For many, spring cleaning involves clearing out the winter clothes from the closet, sprucing up the yard or doing home repairs.
Tossing out expired and unused medications should also be part of your spring cleaning routine, says Ryan Diprose, pharmacist and co-owner of Grandin Prescription Centre.
He says a common issue that pharmacists see are people mixing up expired medications with new ones – whether mistakenly ingesting an expired pill, or accidently putting drugs together in the same bottle.
“As time goes on your health changes and the other medications you take change,” he explains. “What was safe to take five years ago – an anti-inflammatory, Tylenol, cold and sinus products – may not be the safest thing to use anymore.”
Expired medications are dangerous, but not for the reasons most people think, says Diprose.
“Some antibiotics will break down into something harmful, but that’s a rare situation. The majority of time you lose benefit, the potency of the product will deteriorate substantially, but it likely won’t cause any harm.”
He urges people to only keep the essential medications on hand in their medicine cabinets or kitchen drawers. Toss out the tablets, liquids, creams – even if they aren’t expired but you’re just not using them.
“To keep it simple, throw it all in a bag and bring it back to your pharmacy to dispose of it properly,” says Diprose.
The Alberta Pharmacy Association collects expired drugs through the ENVIRx Program. In 2011, the program collected more than 60 metric tonnes of unused and expired medications from community pharmacies.
“People think that because it is a tablet, capsule, or non prescription drug, that it is safe to dispose of in the garbage or recycling or down the drain,” says Diprose.
Anything that has medication in it can cause potential problems in the environment, he notes.
Traces of pharmaceuticals in the environment have been a growing concern over the last two decades, states Health Canada. Chemical components of drugs have been shown to contaminate water supplies, soil and affect aquatic species such as fish, mussels and algae.
Blood products such as syringes, EpiPens, lancets – anything used to pierce the skin – should be kept in a yellow biohazard container and disposed of at your neighbourhood dispensary.

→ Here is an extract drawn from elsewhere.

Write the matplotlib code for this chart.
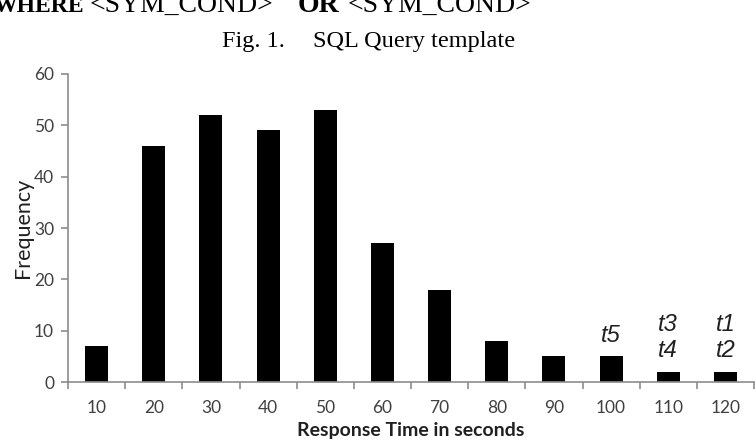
import numpy as np
import matplotlib.pyplot as plt

# response time histogram (Fig. 2 style)
bins = ['10', '20', '30', '40', '50', '60', '70', '80', '90', '100', '110', '120']
freq = [7, 46, 52, 49, 53, 27, 18, 8, 5, 5, 2, 2]
# template labels written above the last bars
tags = {9: ['t5'], 10: ['t4', 't3'], 11: ['t2', 't1']}

fig = plt.figure(figsize=(7.56, 4.44), dpi=100)
ax = fig.add_axes([68 / 756, 62 / 444, 686 / 756, 308 / 444])

x = np.arange(len(bins))
ax.bar(x, freq, width=0.4, color='black')
ax.set_xlim(-0.5, len(bins) - 0.5)
ax.set_ylim(0, 60)
ax.set_yticks(range(0, 61, 10))
ax.set_xticks(x)
ax.set_xticklabels(bins)
ax.set_xticks(np.arange(-0.5, len(bins), 1), minor=True)

gray = '#8c8c8c'
for s in ['top', 'right']:
    ax.spines[s].set_visible(False)
for s in ['left', 'bottom']:
    ax.spines[s].set_color(gray)
    ax.spines[s].set_linewidth(1.2)
ax.tick_params(axis='x', which='major', length=0, pad=13, labelsize=12.5, labelcolor='#404040')
ax.tick_params(axis='x', which='minor', length=5, color=gray, width=1.2)
ax.tick_params(axis='y', length=5, color=gray, width=1.2, labelsize=12.5, labelcolor='#404040', pad=5)
for lab in ax.get_xticklabels() + ax.get_yticklabels():
    lab.set_family('Lato')

ax.set_xlabel('Response Time in seconds', family='Lato', fontweight='bold', fontsize=14, color='#202020', labelpad=4)
ax.set_ylabel('Frequency', family='Lato', fontsize=15.5, color='#202020', labelpad=1)

for i, labels in tags.items():
    for k, t in enumerate(labels):
        ax.annotate(t, (x[i], freq[i]), xytext=(0, 15 + 19 * k), textcoords='offset points',
                    ha='center', va='center', fontsize=17, style='italic',
                    family='Liberation Sans', color='#202020')

# text from the page above the chart
fig.text(-0.008, 1 - 12 / 444, 'WHERE', family='Liberation Serif', fontweight='bold', fontsize=17, va='baseline')
fig.text(90 / 756, 1 - 12 / 444, '<SYM_COND>', family='Liberation Serif', fontsize=20, va='baseline')
fig.text(298 / 756, 1 - 12 / 444, 'OR', family='Liberation Serif', fontweight='bold', fontsize=20, va='baseline')
fig.text(348 / 756, 1 - 12 / 444, '<SYM_COND>', family='Liberation Serif', fontsize=20, va='baseline')
fig.text(222 / 756, 1 - 47 / 444, 'Fig. 1.', family='Liberation Serif', fontsize=17.5, va='baseline')
fig.text(313 / 756, 1 - 47 / 444, 'SQL Query template', family='Liberation Serif', fontsize=17.5, va='baseline')

fig.savefig('out.png', dpi=100)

Pharmacies will no longer accept blood products being stored in vessels like margarine containers and bleach bottles, says Diprose.
It’s a good practice to remove (and shred) the labels from prescription bottles, Diprose says. Taking pills/tablets out of individual bottles and packages and combining them into one will also make for easier disposal.
He says doing an annual spring cleaning of your medicine cabinet is also a good time to make an appointment with your pharmacist.
“It’s an opportunity for the pharmacist to sit down with them and go through everything more thoroughly… to look at the whole picture, not just at the stuff they’re throwing out,” he says, adding that it does not have to qualify as a formal medication review or comprehensive annual care plan.
People can also help their elderly parents and neighbours clean their medicine cabinets and drawers, adds Diprose.